TASK INSTRUCTIONS.
All lines from the top of the records below through the line holding "Arial, Helvetica, sans-serif';", and only those, should be printed exactly, minus the pictures.

DATA ROWS.
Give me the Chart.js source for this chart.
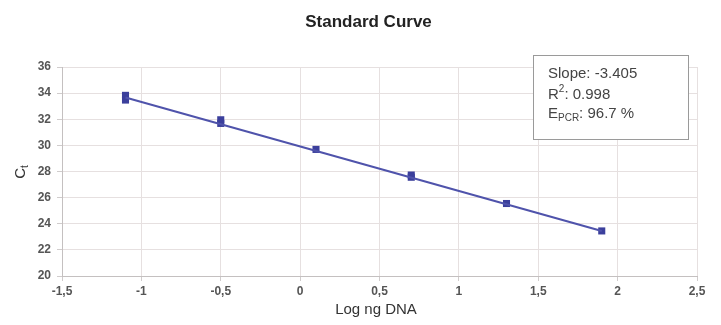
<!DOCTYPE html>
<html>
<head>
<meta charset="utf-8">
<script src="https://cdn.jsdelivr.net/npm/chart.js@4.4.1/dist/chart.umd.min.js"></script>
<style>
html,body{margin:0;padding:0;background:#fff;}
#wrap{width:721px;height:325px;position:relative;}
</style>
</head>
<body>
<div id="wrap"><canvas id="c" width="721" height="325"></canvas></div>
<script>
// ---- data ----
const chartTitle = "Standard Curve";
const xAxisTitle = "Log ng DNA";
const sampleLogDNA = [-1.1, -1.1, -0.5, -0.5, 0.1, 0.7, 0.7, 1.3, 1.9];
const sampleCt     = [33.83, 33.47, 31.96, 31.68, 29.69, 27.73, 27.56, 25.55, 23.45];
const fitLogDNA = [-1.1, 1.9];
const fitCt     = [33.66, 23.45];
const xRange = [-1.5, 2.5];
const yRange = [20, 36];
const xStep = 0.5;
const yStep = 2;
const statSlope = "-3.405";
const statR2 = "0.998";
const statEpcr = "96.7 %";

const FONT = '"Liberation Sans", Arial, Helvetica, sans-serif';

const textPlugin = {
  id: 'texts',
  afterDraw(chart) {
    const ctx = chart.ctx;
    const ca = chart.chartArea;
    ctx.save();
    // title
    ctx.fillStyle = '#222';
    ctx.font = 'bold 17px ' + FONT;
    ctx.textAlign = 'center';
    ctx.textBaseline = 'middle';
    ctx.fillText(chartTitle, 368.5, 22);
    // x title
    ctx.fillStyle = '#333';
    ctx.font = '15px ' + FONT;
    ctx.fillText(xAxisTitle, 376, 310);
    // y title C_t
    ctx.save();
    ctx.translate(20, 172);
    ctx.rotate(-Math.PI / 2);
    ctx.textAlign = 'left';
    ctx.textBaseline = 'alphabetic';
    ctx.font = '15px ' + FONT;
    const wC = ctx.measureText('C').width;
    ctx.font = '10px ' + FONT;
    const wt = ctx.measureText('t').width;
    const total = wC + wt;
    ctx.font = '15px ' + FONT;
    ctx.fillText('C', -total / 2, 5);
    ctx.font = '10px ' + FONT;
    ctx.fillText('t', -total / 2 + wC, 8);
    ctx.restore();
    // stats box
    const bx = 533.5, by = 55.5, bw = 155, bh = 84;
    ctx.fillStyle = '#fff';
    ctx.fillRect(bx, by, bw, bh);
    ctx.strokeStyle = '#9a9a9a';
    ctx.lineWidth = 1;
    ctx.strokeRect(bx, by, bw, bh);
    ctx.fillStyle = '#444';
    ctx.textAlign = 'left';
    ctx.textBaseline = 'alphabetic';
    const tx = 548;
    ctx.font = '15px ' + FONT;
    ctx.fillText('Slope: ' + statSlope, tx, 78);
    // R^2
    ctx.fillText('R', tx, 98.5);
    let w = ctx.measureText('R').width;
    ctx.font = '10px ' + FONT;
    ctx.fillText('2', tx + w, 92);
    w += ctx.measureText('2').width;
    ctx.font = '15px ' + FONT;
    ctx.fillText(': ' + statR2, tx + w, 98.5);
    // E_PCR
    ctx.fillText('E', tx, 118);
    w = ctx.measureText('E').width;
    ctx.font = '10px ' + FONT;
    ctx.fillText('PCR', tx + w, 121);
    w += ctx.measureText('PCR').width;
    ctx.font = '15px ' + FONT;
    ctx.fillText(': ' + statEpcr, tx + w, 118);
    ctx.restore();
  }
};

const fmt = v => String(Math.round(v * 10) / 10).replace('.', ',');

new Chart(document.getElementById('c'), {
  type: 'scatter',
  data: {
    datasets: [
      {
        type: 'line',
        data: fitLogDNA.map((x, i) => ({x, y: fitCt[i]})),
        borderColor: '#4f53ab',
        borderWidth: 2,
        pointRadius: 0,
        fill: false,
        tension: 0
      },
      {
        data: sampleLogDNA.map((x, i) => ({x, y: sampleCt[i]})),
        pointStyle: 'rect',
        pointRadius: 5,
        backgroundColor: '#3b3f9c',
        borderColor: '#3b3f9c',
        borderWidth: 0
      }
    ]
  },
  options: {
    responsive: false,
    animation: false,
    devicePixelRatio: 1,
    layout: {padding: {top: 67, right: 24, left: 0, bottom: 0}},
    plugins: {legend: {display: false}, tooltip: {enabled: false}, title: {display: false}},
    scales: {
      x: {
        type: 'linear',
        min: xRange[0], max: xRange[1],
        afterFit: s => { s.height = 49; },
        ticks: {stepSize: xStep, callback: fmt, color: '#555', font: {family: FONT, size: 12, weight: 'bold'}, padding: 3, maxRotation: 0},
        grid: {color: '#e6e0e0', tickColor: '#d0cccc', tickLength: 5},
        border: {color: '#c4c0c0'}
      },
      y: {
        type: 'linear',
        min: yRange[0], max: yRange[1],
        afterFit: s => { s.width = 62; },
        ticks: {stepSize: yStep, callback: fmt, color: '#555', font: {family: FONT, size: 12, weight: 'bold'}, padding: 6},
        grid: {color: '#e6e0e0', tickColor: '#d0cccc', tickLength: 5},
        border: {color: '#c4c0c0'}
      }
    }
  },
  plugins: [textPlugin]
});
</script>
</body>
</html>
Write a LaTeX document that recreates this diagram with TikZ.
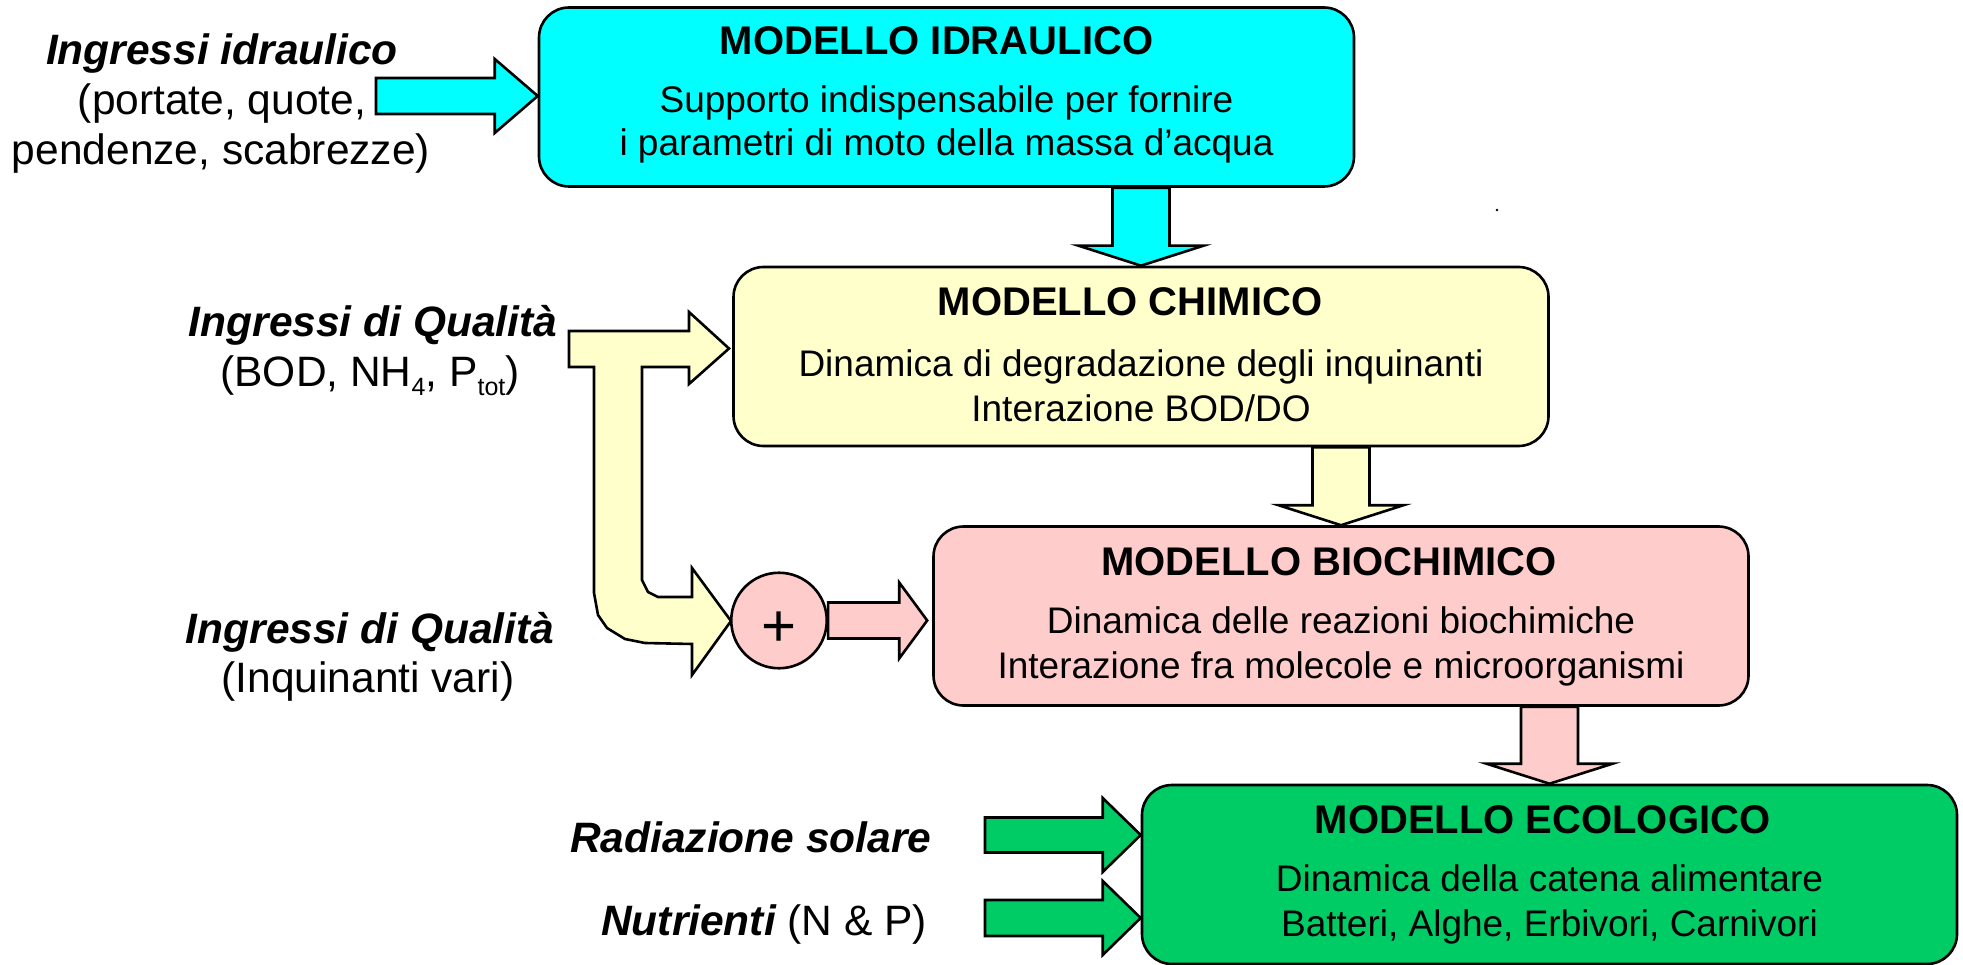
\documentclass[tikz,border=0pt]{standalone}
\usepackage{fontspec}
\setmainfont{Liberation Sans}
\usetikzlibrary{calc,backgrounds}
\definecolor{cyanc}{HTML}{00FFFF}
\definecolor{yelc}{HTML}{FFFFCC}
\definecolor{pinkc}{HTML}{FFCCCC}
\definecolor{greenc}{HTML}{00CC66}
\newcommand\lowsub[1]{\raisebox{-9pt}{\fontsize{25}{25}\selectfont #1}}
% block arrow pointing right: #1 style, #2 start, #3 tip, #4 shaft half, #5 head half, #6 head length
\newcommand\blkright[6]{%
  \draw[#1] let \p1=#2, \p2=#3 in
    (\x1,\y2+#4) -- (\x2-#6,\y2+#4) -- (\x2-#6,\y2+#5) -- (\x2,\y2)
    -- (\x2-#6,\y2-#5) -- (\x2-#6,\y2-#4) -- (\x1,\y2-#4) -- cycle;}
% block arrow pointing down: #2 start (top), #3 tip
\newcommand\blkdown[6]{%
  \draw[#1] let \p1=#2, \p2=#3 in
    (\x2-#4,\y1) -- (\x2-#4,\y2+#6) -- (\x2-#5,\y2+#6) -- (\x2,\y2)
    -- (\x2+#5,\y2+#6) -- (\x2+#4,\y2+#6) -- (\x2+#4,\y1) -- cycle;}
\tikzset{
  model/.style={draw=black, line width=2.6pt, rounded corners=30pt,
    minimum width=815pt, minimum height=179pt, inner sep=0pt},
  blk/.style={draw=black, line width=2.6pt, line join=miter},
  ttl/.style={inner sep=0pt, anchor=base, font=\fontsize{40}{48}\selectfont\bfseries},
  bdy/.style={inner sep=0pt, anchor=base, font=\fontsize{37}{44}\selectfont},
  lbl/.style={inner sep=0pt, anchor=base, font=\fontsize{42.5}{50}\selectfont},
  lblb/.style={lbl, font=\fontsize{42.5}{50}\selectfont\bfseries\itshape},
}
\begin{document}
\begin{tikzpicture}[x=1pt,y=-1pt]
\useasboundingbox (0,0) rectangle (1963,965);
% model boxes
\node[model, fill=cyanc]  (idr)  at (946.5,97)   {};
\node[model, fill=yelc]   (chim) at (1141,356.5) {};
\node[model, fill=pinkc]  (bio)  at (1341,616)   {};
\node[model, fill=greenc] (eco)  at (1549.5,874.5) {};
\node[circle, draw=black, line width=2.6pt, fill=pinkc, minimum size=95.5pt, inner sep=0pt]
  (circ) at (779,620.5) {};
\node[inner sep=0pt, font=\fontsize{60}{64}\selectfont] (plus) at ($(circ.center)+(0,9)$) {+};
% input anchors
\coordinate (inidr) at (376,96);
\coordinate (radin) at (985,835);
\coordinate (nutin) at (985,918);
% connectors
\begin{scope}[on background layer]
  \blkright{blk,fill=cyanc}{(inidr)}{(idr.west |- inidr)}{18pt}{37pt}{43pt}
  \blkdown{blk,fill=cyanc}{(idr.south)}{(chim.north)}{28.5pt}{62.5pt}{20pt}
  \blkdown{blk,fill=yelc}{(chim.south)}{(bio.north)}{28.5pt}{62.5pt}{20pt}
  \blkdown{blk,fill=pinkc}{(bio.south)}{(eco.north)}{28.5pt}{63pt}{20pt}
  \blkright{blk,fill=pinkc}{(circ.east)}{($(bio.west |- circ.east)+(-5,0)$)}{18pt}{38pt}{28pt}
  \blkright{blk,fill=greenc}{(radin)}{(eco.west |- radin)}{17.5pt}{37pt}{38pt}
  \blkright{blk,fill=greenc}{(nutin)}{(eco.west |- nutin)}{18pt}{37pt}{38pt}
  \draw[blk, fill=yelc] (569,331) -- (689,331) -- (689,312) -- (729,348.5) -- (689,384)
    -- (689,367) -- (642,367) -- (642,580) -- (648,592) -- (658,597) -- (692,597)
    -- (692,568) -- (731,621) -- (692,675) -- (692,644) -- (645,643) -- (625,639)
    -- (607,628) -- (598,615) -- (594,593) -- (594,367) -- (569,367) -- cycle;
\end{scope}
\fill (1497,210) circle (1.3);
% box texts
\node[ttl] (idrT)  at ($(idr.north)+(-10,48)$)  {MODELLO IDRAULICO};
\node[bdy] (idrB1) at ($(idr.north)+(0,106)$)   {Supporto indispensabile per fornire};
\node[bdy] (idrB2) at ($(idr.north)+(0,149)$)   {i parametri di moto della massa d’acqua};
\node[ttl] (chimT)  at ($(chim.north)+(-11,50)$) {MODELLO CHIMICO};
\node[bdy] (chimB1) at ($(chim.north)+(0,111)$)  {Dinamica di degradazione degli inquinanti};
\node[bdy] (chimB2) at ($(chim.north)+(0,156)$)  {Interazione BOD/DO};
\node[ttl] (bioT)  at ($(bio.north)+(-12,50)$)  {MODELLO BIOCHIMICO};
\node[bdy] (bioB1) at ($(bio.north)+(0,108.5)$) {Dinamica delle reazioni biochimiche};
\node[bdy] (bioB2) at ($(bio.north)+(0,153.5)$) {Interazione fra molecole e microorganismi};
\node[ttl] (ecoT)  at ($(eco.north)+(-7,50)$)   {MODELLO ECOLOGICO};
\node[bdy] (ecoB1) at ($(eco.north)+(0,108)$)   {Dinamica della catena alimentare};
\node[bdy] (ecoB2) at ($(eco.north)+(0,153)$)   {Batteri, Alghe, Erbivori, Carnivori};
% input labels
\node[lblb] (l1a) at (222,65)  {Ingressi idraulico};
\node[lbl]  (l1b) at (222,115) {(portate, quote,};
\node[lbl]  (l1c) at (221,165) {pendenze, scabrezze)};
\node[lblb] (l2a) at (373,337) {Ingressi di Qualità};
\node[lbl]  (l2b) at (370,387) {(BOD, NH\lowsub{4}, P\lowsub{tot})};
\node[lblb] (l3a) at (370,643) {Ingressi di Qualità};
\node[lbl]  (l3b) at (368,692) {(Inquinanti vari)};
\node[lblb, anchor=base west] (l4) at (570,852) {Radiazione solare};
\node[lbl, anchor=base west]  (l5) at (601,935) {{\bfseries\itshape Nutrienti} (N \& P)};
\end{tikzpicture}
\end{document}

REPLY TO THE EXERCISE.
Give me the Chart.js source for this chart.
<!DOCTYPE html>
<html>
<head>
<meta charset="utf-8">
<script src="https://cdn.jsdelivr.net/npm/chart.js@4.4.1/dist/chart.umd.min.js"></script>
<style>
html,body{margin:0;padding:0;background:#fff;}
#wrap{width:721px;height:325px;position:relative;}
</style>
</head>
<body>
<div id="wrap"><canvas id="c" width="721" height="325"></canvas></div>
<script>
// ---- data ----
const chartTitle = "Standard Curve";
const xAxisTitle = "Log ng DNA";
const sampleLogDNA = [-1.1, -1.1, -0.5, -0.5, 0.1, 0.7, 0.7, 1.3, 1.9];
const sampleCt     = [33.83, 33.47, 31.96, 31.68, 29.69, 27.73, 27.56, 25.55, 23.45];
const fitLogDNA = [-1.1, 1.9];
const fitCt     = [33.66, 23.45];
const xRange = [-1.5, 2.5];
const yRange = [20, 36];
const xStep = 0.5;
const yStep = 2;
const statSlope = "-3.405";
const statR2 = "0.998";
const statEpcr = "96.7 %";

const FONT = '"Liberation Sans", Arial, Helvetica, sans-serif';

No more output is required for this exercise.